Judge, Eighth Judicial District Court, Clark County, Nevada
- In office 2004 – 2021
- Appointed by: Governor Kenny Guinn

Chief Judge, Eighth Judicial District Court, 2017-2018

Personal details
- Education: University of Florida (B.A., with honors, 1982); University of Florida School of Law (J.D. 1985);

= Elizabeth Gonzalez =

Judge of the Nevada's Eighth Judicial District Court

Elizabeth Goff Gonzalez is a retired American judge who served on Nevada's Eighth Judicial District Court, a state level trial court located in Las Vegas, Clark County, Nevada. She was a presiding judge in the civil division and served two years as chief judge. She is a nationally recognized business court judge, having served in the Las Vegas Business Court for over a decade, and as President of the American College of Business Court Judges. She has a long history of involvement with access to justice and pro bono legal services, and has received a number of honors for this work.

== Judicial service ==
In 2004, Nevada Governor Kenny Guinn appointed Gonzalez to the Clark County District Court. She served as the presiding judge of the civil division from 2004 to 2016, and succeeded David Barker as that district's Chief Judge from 2017 to 2018, after being voted chief judge by the other judges on the court. She retired from the court in September 2021.

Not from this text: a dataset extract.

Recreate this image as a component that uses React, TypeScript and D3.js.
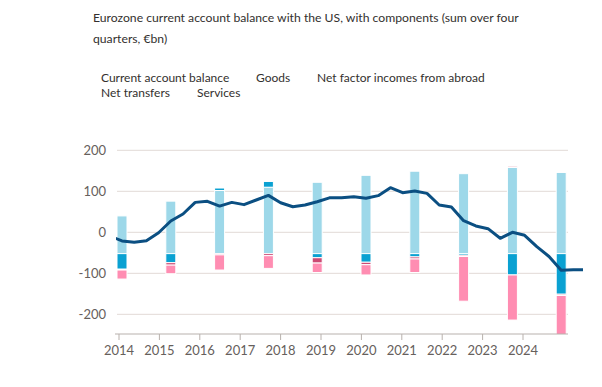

The Eighth Judicial District Court includes a specialized business court track, known as the Business Court. In 2007, Gonzales was selected to preside in the Business Court, where she served for over a decade, conducting numerous jury and bench trials involving complex civil and business disputes. During her tenure, she also conducted over 350 settlement conferences. Nationally, she has served as President of the American College of Business Court Judges, and as a Business Court Representative to the American Bar Association's Business Law Section.

Among notable high-profile cases, she was the judge in: a wrongful termination action brought against prominent businessman Sheldon Adelson, a suit by Icelandic drug manufacturer, Alvogen, Inc., to halt use of its drugs in the execution of Scott Dozier, real estate magnate and casino mogul Steve Wynn's efforts to block release of a Massachusetts Gaming Commission report, and an "epic lawsuit" addressing the state taxing authority's powers over marijuana licensing in Nevada, sometimes referred to as "World War Weed."

== Legal practice ==
Gonzalez was admitted to the State Bar of Nevada in 1985. From 1985 to 1986, Gonzalez was a judicial law clerk to Judge Donald M. Mosley, in the Clark County District Court. She worked with the Las Vegas law firm Beckley, Singleton, Jemison & List from 1986 to 1998, focusing on complex civil litigation such as business, mass tort, and construction defect litigation. From 1997 to 1998, she was that firm's president. From 1998 until becoming a judge in 2004, Gonzalez operated her own law firm.

She first came to prominence as an attorney as defense counsel in connection with the 1988 Pepcon disaster.

After retiring as a judge, Gonzalez joined the private alternative dispute resolution provider, Advanced Resolution Management.

== Education ==
In 1982, Gonzalez received a B.A. in History, with honors, from the University of Florida, and in 1985, she received her Juris Doctor degree from the University of Florida College of Law.

== Awards and honors ==
Gonzales has a long history of working to enhance pro bono legal services and providing access to justice for all members of the community. She has received the following awards and honors, among others;

- Clark County Law Foundation's and City of Las Vegas' Liberty Bell Award in connection with establishing the Civil Law Self-Help Center (2015)
- Justice Nancy Becker Award of Judicial Excellence from the Legal Aid Center of Southern Nevada Pro Bono Project (2012)
- Justice Nancy Becker Pro Bono Award of Judicial Excellence from the Clark County Pro Bono Project (2007)
- Trial Peers Program Judge of the Year (2007, 2010). “The Trial by Peers Program is a partnership of the judiciary, the juvenile justice system, and the Clark County Bar Association diverting certain youthful offenders from the juvenile court system”.
- State Bar of Nevada's Access to Justice Commission recognized her for operating the Small Firm of the Year (2003)
- State Bar of Nevada's Access to Justice Committee selected Gonzales as Attorney of the Year (2002)

== Positions ==
Gonzalez has held numerous positions in legal and service organizations, including, among others;

- President, American College of Business Court Judges (2014 to 2015)
- Business Court Representative to the American Bar Association's Business Law Section
- President, Board of Directors of Clark County Legal Services
- President, Nevada District Judges Association.
- Regional Chair, State Bar of Nevada Fee Dispute Committee.